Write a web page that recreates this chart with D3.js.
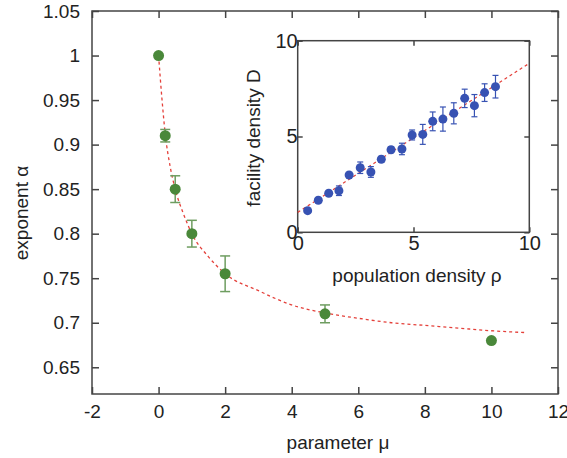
<!DOCTYPE html>
<html>
<head>
<meta charset="utf-8">
<script src="https://cdn.jsdelivr.net/npm/d3@7"></script>
<style>
  body { margin: 0; background: #fff; }
  text { font-family: "Liberation Sans", Arial, sans-serif; fill: #222; }
</style>
</head>
<body>
<div id="chart"></div>
<script>
// main panel: exponent vs parameter
const muValues = [0, 0.2, 0.5, 1, 2, 5, 10];
const alphaValues = [1.0, 0.91, 0.85, 0.80, 0.755, 0.71, 0.68];
const alphaErrors = [0, 0.007, 0.015, 0.015, 0.02, 0.01, 0];

// dashed fit curve
const fitMu = [0, 0.1, 0.2, 0.35, 0.5, 0.75, 1, 1.5, 2, 3, 4, 5, 6, 7, 8, 9, 10, 11];
const fitAlpha = [1.0, 0.952, 0.912, 0.875, 0.85, 0.822, 0.80, 0.774, 0.755, 0.736, 0.72, 0.711, 0.705, 0.70, 0.697, 0.694, 0.691, 0.689];

const mainXTicks = [-2, 0, 2, 4, 6, 8, 10, 12];
const mainYTicks = [0.65, 0.7, 0.75, 0.8, 0.85, 0.9, 0.95, 1, 1.05];

// inset: facility density vs population density
const rhoValues = [0.43, 0.89, 1.34, 1.78, 2.22, 2.70, 3.16, 3.61, 4.03, 4.50, 4.94, 5.40, 5.83, 6.27, 6.74, 7.21, 7.63, 8.07, 8.54];
const densityValues = [1.13, 1.67, 2.04, 2.17, 2.99, 3.37, 3.15, 3.81, 4.31, 4.35, 5.08, 5.11, 5.79, 5.91, 6.21, 6.99, 6.61, 7.29, 7.60];
const densityErrors = [0.1, 0.1, 0.1, 0.25, 0.1, 0.3, 0.28, 0.15, 0.15, 0.3, 0.26, 0.52, 0.49, 0.63, 0.55, 0.48, 0.58, 0.46, 0.59];

const insetFitRho = [0, 10];
const insetFitD = [1.04, 8.82];

const insetTicks = [0, 5, 10];

const W = 567, H = 458;
const svg = d3.select("#chart").append("svg")
  .attr("width", W)
  .attr("height", H);

const axisColor = "#444";
const green = "#4a883a";
const greenErr = "#6e9d60";
const blue = "#3752b3";
const red = "#e4403a";
const fontSize = 19;

// ---------- main panel ----------
const x = d3.scaleLinear().domain([-2, 12]).range([92, 558]);
const y = d3.scaleLinear().domain([0.62, 1.05]).range([394, 11]);

const tickLen = 7;

// box
svg.append("rect")
  .attr("x", x.range()[0])
  .attr("y", y.range()[1])
  .attr("width", x.range()[1] - x.range()[0])
  .attr("height", y.range()[0] - y.range()[1])
  .attr("fill", "none")
  .attr("stroke", axisColor)
  .attr("stroke-width", 1.5);

const plainFormat = d => String(+d.toFixed(2));

const xAxisB = d3.axisBottom(x).tickValues(mainXTicks).tickSize(-tickLen).tickPadding(11).tickFormat(plainFormat);
const xAxisT = d3.axisTop(x).tickValues(mainXTicks).tickSize(-tickLen).tickFormat("");
const yAxisL = d3.axisLeft(y).tickValues(mainYTicks).tickSize(-tickLen).tickPadding(12).tickFormat(plainFormat);
const yAxisR = d3.axisRight(y).tickValues(mainYTicks).tickSize(-tickLen).tickFormat("");

function styleAxis(g, size) {
  g.select(".domain").remove();
  g.selectAll(".tick line").attr("stroke", axisColor).attr("stroke-width", 1.5);
  g.selectAll(".tick text")
    .attr("font-size", size)
    .attr("fill", "#222")
    .style("font-family", "'Liberation Sans', Arial, sans-serif");
}

svg.append("g").attr("transform", `translate(0,${y.range()[0]})`).call(xAxisB).call(g => styleAxis(g, fontSize));
svg.append("g").attr("transform", `translate(0,${y.range()[1]})`).call(xAxisT).call(g => styleAxis(g, fontSize));
svg.append("g").attr("transform", `translate(${x.range()[0]},0)`).call(yAxisL).call(g => styleAxis(g, fontSize));
svg.append("g").attr("transform", `translate(${x.range()[1]},0)`).call(yAxisR).call(g => styleAxis(g, fontSize));

// axis titles
svg.append("text")
  .attr("x", 338)
  .attr("y", 449)
  .attr("text-anchor", "middle")
  .attr("font-size", fontSize)
  .text("parameter μ");

svg.append("text")
  .attr("transform", "translate(28,213) rotate(-90)")
  .attr("text-anchor", "middle")
  .attr("font-size", fontSize)
  .text("exponent α");

// fit curve
const fitData = fitMu.map((m, i) => ({ x: m, y: fitAlpha[i] }));
const fitLine = d3.line()
  .x(d => x(d.x))
  .y(d => y(d.y))
  .curve(d3.curveMonotoneX);

svg.append("path")
  .datum(fitData)
  .attr("fill", "none")
  .attr("stroke", red)
  .attr("stroke-width", 1.3)
  .attr("stroke-dasharray", "3,3")
  .attr("d", fitLine);

const mainData = muValues.map((m, i) => ({ x: m, y: alphaValues[i], e: alphaErrors[i] }));

// error bars
const errG = svg.append("g");
mainData.filter(d => d.e > 0).forEach(d => {
  const cx = x(d.x);
  errG.append("line")
    .attr("x1", cx).attr("x2", cx)
    .attr("y1", y(d.y - d.e)).attr("y2", y(d.y + d.e))
    .attr("stroke", greenErr).attr("stroke-width", 1.5);
  [d.y - d.e, d.y + d.e].forEach(v => {
    errG.append("line")
      .attr("x1", cx - 5).attr("x2", cx + 5)
      .attr("y1", y(v)).attr("y2", y(v))
      .attr("stroke", greenErr).attr("stroke-width", 1.5);
  });
});

svg.append("g")
  .selectAll("circle")
  .data(mainData)
  .enter()
  .append("circle")
  .attr("cx", d => x(d.x))
  .attr("cy", d => y(d.y))
  .attr("r", 5.5)
  .attr("fill", green);

// ---------- inset ----------
const ix = d3.scaleLinear().domain([0, 10]).range([297.7, 529.3]);
const iy = d3.scaleLinear().domain([0, 10]).range([232.3, 40.7]);

const inset = svg.append("g");

inset.append("rect")
  .attr("x", ix.range()[0])
  .attr("y", iy.range()[1])
  .attr("width", ix.range()[1] - ix.range()[0])
  .attr("height", iy.range()[0] - iy.range()[1])
  .attr("fill", "#fff")
  .attr("stroke", axisColor)
  .attr("stroke-width", 1.5);

const insetTickLen = 5;
inset.append("g").attr("transform", `translate(0,${iy.range()[0]})`)
  .call(d3.axisBottom(ix).tickValues(insetTicks).tickSize(-insetTickLen).tickPadding(4).tickFormat(d3.format("d")))
  .call(g => styleAxis(g, 20));
inset.append("g").attr("transform", `translate(0,${iy.range()[1]})`)
  .call(d3.axisTop(ix).tickValues(insetTicks).tickSize(-insetTickLen).tickFormat(""))
  .call(g => styleAxis(g, 20));
inset.append("g").attr("transform", `translate(${ix.range()[0]},0)`)
  .call(d3.axisLeft(iy).tickValues(insetTicks).tickSize(-insetTickLen).tickPadding(0).tickFormat(d3.format("d")))
  .call(g => styleAxis(g, 20));
inset.append("g").attr("transform", `translate(${ix.range()[1]},0)`)
  .call(d3.axisRight(iy).tickValues(insetTicks).tickSize(-insetTickLen).tickFormat(""))
  .call(g => styleAxis(g, 20));

inset.append("text")
  .attr("x", 417)
  .attr("y", 282)
  .attr("text-anchor", "middle")
  .attr("font-size", fontSize)
  .text("population density ρ");

inset.append("text")
  .attr("transform", "translate(260,138) rotate(-90)")
  .attr("text-anchor", "middle")
  .attr("font-size", fontSize)
  .text("facility density D");

// inset fit line
const insetFit = insetFitRho.map((r, i) => ({ x: r, y: insetFitD[i] }));
inset.append("path")
  .datum(insetFit)
  .attr("fill", "none")
  .attr("stroke", red)
  .attr("stroke-width", 1.2)
  .attr("stroke-dasharray", "3,3")
  .attr("d", d3.line().x(d => ix(d.x)).y(d => iy(d.y)));

const insetData = rhoValues.map((r, i) => ({ x: r, y: densityValues[i], e: densityErrors[i] }));

insetData.forEach(d => {
  const cx = ix(d.x);
  inset.append("line")
    .attr("x1", cx).attr("x2", cx)
    .attr("y1", iy(d.y - d.e)).attr("y2", iy(d.y + d.e))
    .attr("stroke", blue).attr("stroke-width", 1.2);
  [d.y - d.e, d.y + d.e].forEach(v => {
    inset.append("line")
      .attr("x1", cx - 3).attr("x2", cx + 3)
      .attr("y1", iy(v)).attr("y2", iy(v))
      .attr("stroke", blue).attr("stroke-width", 1.2);
  });
});

inset.append("g")
  .selectAll("circle")
  .data(insetData)
  .enter()
  .append("circle")
  .attr("cx", d => ix(d.x))
  .attr("cy", d => iy(d.y))
  .attr("r", 4.5)
  .attr("fill", blue);
</script>
</body>
</html>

* * * * * * *

§ Description of the task: Without the pictures, please reproduce each line of the listing above exactly, from the first one through the line bearing "const alphaErrors = [0, 0.007, 0.015, 0.015, 0.02, 0.01, 0];".

§ Result of the exercise:
Write a web page that recreates this chart with D3.js.
<!DOCTYPE html>
<html>
<head>
<meta charset="utf-8">
<script src="https://cdn.jsdelivr.net/npm/d3@7"></script>
<style>
  body { margin: 0; background: #fff; }
  text { font-family: "Liberation Sans", Arial, sans-serif; fill: #222; }
</style>
</head>
<body>
<div id="chart"></div>
<script>
// main panel: exponent vs parameter
const muValues = [0, 0.2, 0.5, 1, 2, 5, 10];
const alphaValues = [1.0, 0.91, 0.85, 0.80, 0.755, 0.71, 0.68];
const alphaErrors = [0, 0.007, 0.015, 0.015, 0.02, 0.01, 0];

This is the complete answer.